Two things typically happen:

 

1. The winger removes themself from structure.
They leave the wall, make contact, and both players drift behind the play. For a second or two, it becomes a 5-on-4. The other team suddenly owns time, space, and options — all because we tried to “finish the check."

 

2. The lane to the middle opens up.

 


Better puck-moving defensemen don’t get hit clean. They shoulder-check, cut back, or roll under the pressure. Now they’re attacking downhill into the slot. A low-danger possession just turned into a shot or a passing threat because we chased contact instead of denying space.
At higher levels, wingers defend with a different priority order:
  1. Stick
  2. Feet
  3. Body
Stick to remove the clean first touch.

Feet to match the escape lane.

Body only if it keeps the play predictable.

 

The point isn’t to eliminate contact, it’s to earn it.

 

Modern hockey is won by stealing time and space. Hits don’t always do that. Space denial and lane control almost always do.

 

This is also where video changes behaviour.
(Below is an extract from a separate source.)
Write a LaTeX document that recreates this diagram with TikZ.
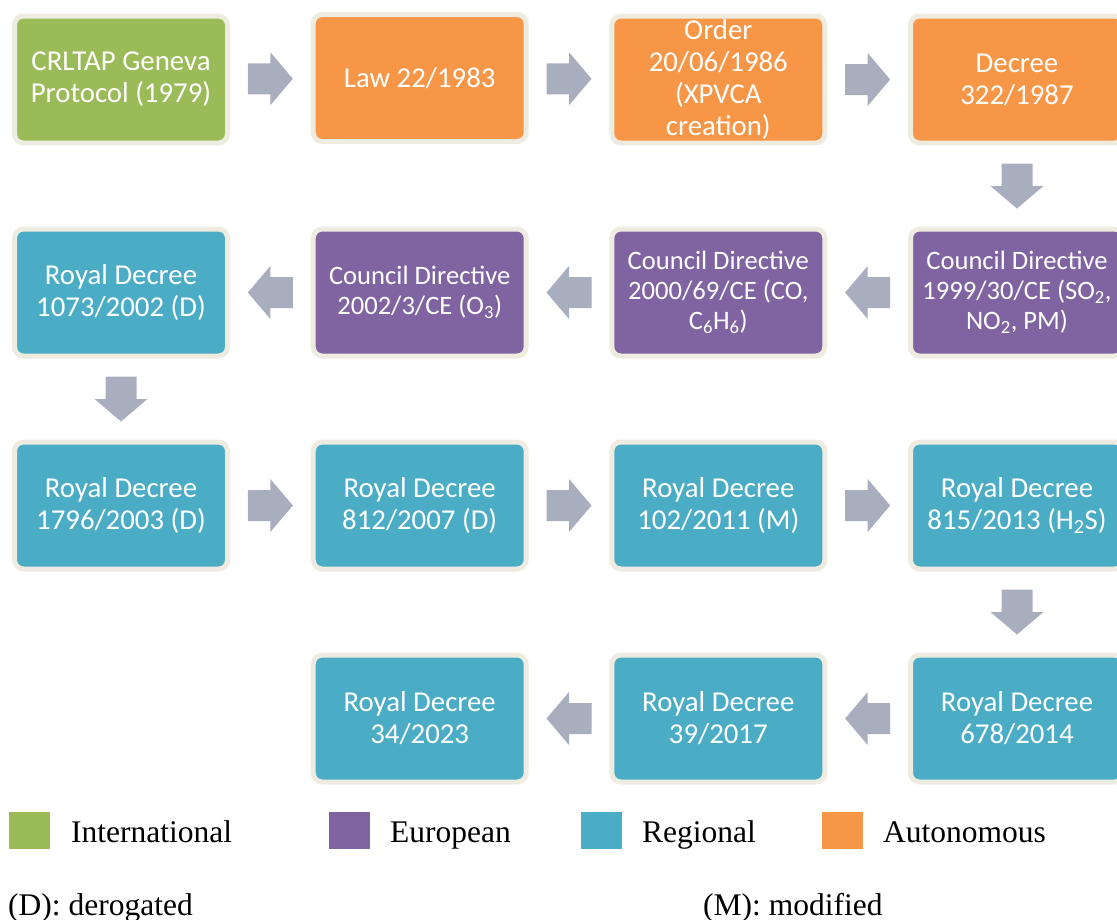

Pro clips show wingers who finish only when it reinforces structure and guide exits toward low-percentage ice when it doesn’t. Tools like HUDL Instat make it easy to build that connection for players: “Here’s the situation, here’s the read, here’s the outcome.”

 

If we want smarter wingers, we need to reward reads more than collisions. Youth players don’t need more hits, they need more decisions. That’s where hockey IQ actually develops.